8. The computer-implemented method of claim 1, further comprising generating usage-based statistical models to find relevant content for the query.

9. The computer-implemented method of claim 8, further comprising storing the query and the relevant content for that query for later retrieval.

10. The computer-implemented method of claim 1, further comprising learning user preferences for at least one of searching and visualizations of the data.

11. The computer-implemented method of claim 10, wherein learning user preferences comprises building a graph having at least one node corresponding to the user, and at least one other node.

12. The computer-implemented method of claim 10, further comprising applying graph traversal, text clustering and naive Bayesian process to the graph.

13. The computer-implemented method of claim 10, wherein the at least one other node comprises at least one of terms, metrics, time of day, and location.

14. The computer-implemented method of claim 10, wherein learning user preferences for visualization comprises tracking frequently used visualizations by the user.

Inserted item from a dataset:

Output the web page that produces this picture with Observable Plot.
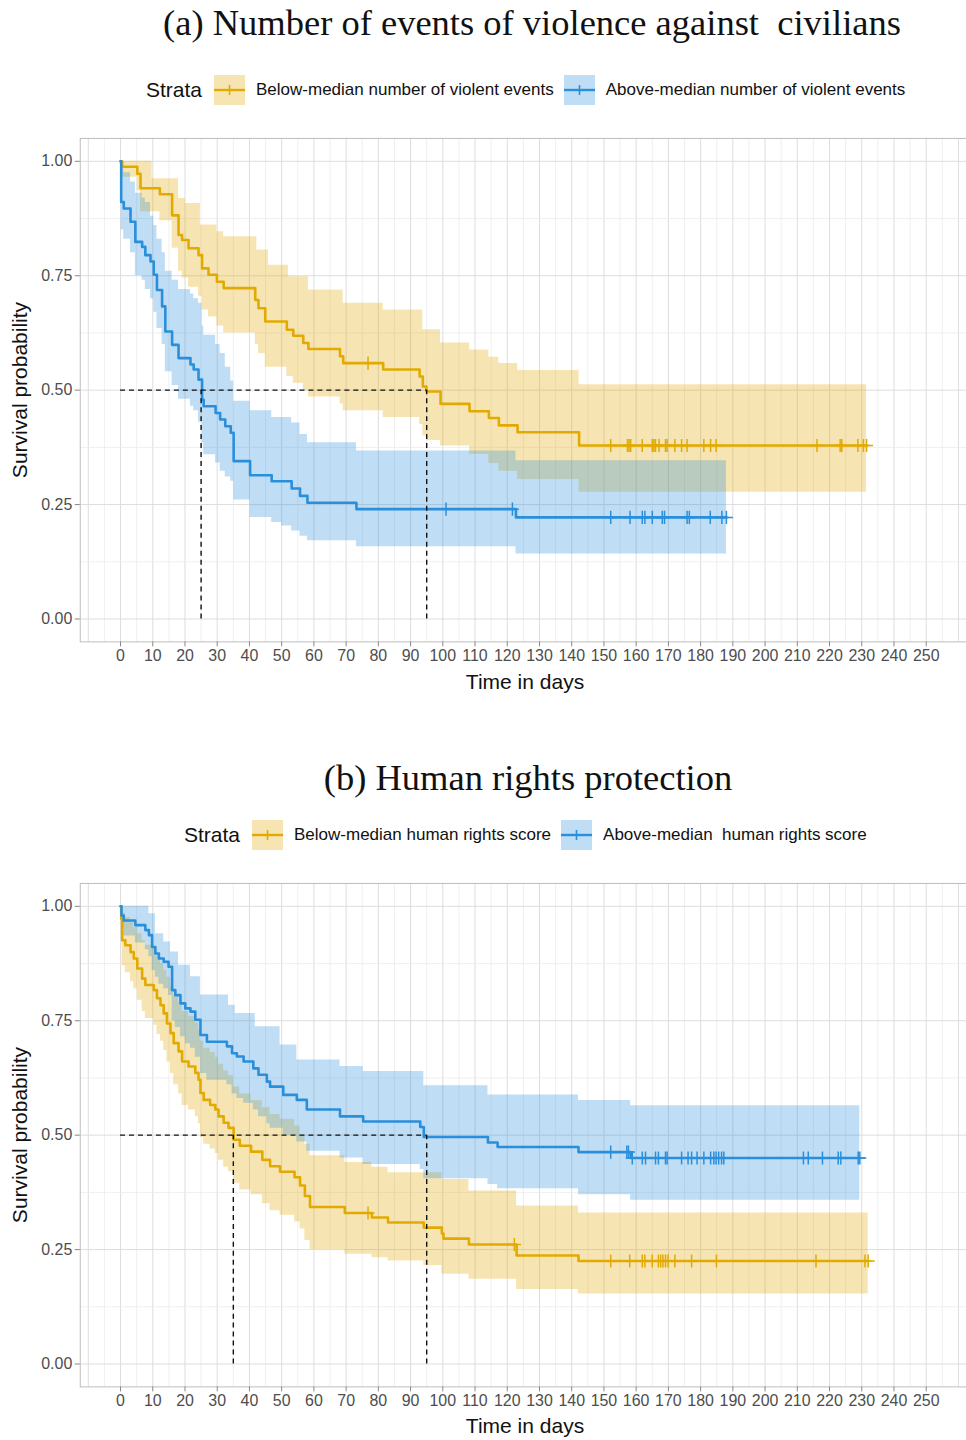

15. A computer-implemented method, comprising: receiving a crawl request;launching a crawl manager to monitor the crawl request and track statistics related to the crawl;starting a crawl task based upon the crawl request;indexing a business intelligence presentation server to create a data index; andstoring the data index.

16. The computer-implemented method of claim 15, wherein receiving a crawl request comprises receiving a crawl request from a user.

17. The computer-implemented method of claim 16, further comprising notifying the user that the crawl has started.

18. The computer-implemented method of claim 17, wherein notifying the user that the crawl has started further comprises providing the user with the ability to stop the crawl.

19. The computer-implemented method of claim 15, further comprising notifying a user when the crawl is completed.

20. The computer-implemented method of claim 15, wherein receiving the crawl request comprises receiving a crawl request from a crawl manager based upon a regular crawl schedule.